Note: This method is heuristic and may not perfectly capture all valid (or invalid) cases.
"""

from rdkit import Chem

def is_glycerophosphocholine(smiles: str):
    """
    Determines whether a molecule (given as a SMILES string) is a glycerophosphocholine.

    The approach is to look for a substructure that unites the required elements:
      (a) a phosphocholine headgroup: an oxygen-linked phosphate that is further connected to a 
          two-carbon chain terminating with a trimethylammonium,
      (b) connectivity to a glycerol or glycerol-like backbone—that is, a three-carbon fragment where
          the phosphate is esterified to one of the primary (CH2) groups, and at most one acyl (ester) group 
          is present on the glycerol.

    We define three SMARTS patterns:
      1. A fully “free” glycerol backbone (i.e. no acyl chain).
         The SMARTS below expresses the connectivity:
           HO-CH2–CHOH–CH2–O–P(=O)(O)–O–CH2CH2–N⁺(C)(C)C
         as: "OCC(O)CO[P](=O)(O)OCC[N+](C)(C)C"
      2. A lysophosphatidylcholine pattern with an acyl at the sn-1 position:
           Acyl at sn-1 means the leftmost hydroxyl (i.e. HO– becomes O–C(=O)...)
         Pattern: "OC(=O)OCC(O)CO[P](=O)(O)OCC[N+](C)(C)C"
      3. A lysophosphatidylcholine pattern with an acyl at the sn-2 position:
           Acyl at sn-2 means the central hydroxyl is acylated.
         Pattern: "OCC(OC(=O)*)CO[P](=O)(O)OCC[N+](C)(C)C"
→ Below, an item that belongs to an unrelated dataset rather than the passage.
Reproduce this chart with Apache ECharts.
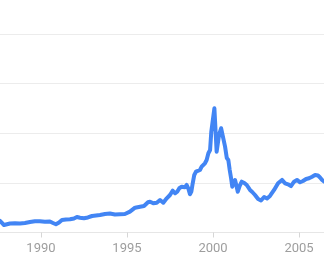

    If any of these patterns are found, we accept the molecule as a glycerophosphocholine.

    Args:
        smiles (str): SMILES string of the molecule.

    Returns:
        bool: True if the molecule is accepted as glycerophosphocholine, otherwise False.
        str: Reason for the classification.
    """
    mol = Chem.MolFromSmiles(smiles)
    if mol is None:
        return False, "Invalid SMILES string"

    # List of SMARTS patterns to match the glycerophosphocholine connectivity.
    # Pattern 1: fully free glycerol backbone.
    pattern_free = "OCC(O)CO[P](=O)(O)OCC[N+](C)(C)C"
    # Pattern 2: lysophosphatidylcholine with one acyl chain at position sn-1.
    pattern_lyso_sn1 = "OC(=O)OCC(O)CO[P](=O)(O)OCC[N+](C)(C)C"
    # Pattern 3: lysophosphatidylcholine with one acyl chain at position sn-2.
    # In the SMARTS below, the '*' after OC(=O) allows for any carbon chain.
    pattern_lyso_sn2 = "OCC(OC(=O)*)CO[P](=O)(O)OCC[N+](C)(C)C"

    patterns = [
        (pattern_free, "Found free glycerol backbone connectivity"),
        (pattern_lyso_sn1, "Found lysophosphatidylcholine connectivity (acyl at sn-1)"),
        (pattern_lyso_sn2, "Found lysophosphatidylcholine connectivity (acyl at sn-2)")
    ]

    for patt_str, explanation in patterns:
        patt = Chem.MolFromSmarts(patt_str)
        if patt is None:
            continue
        if mol.HasSubstructMatch(patt):
            return True, explanation

    return False, "Glycerophosphocholine connectivity not found; either phosphocholine headgroup or proper glycerol linkage is missing or has too many acyl substitutions."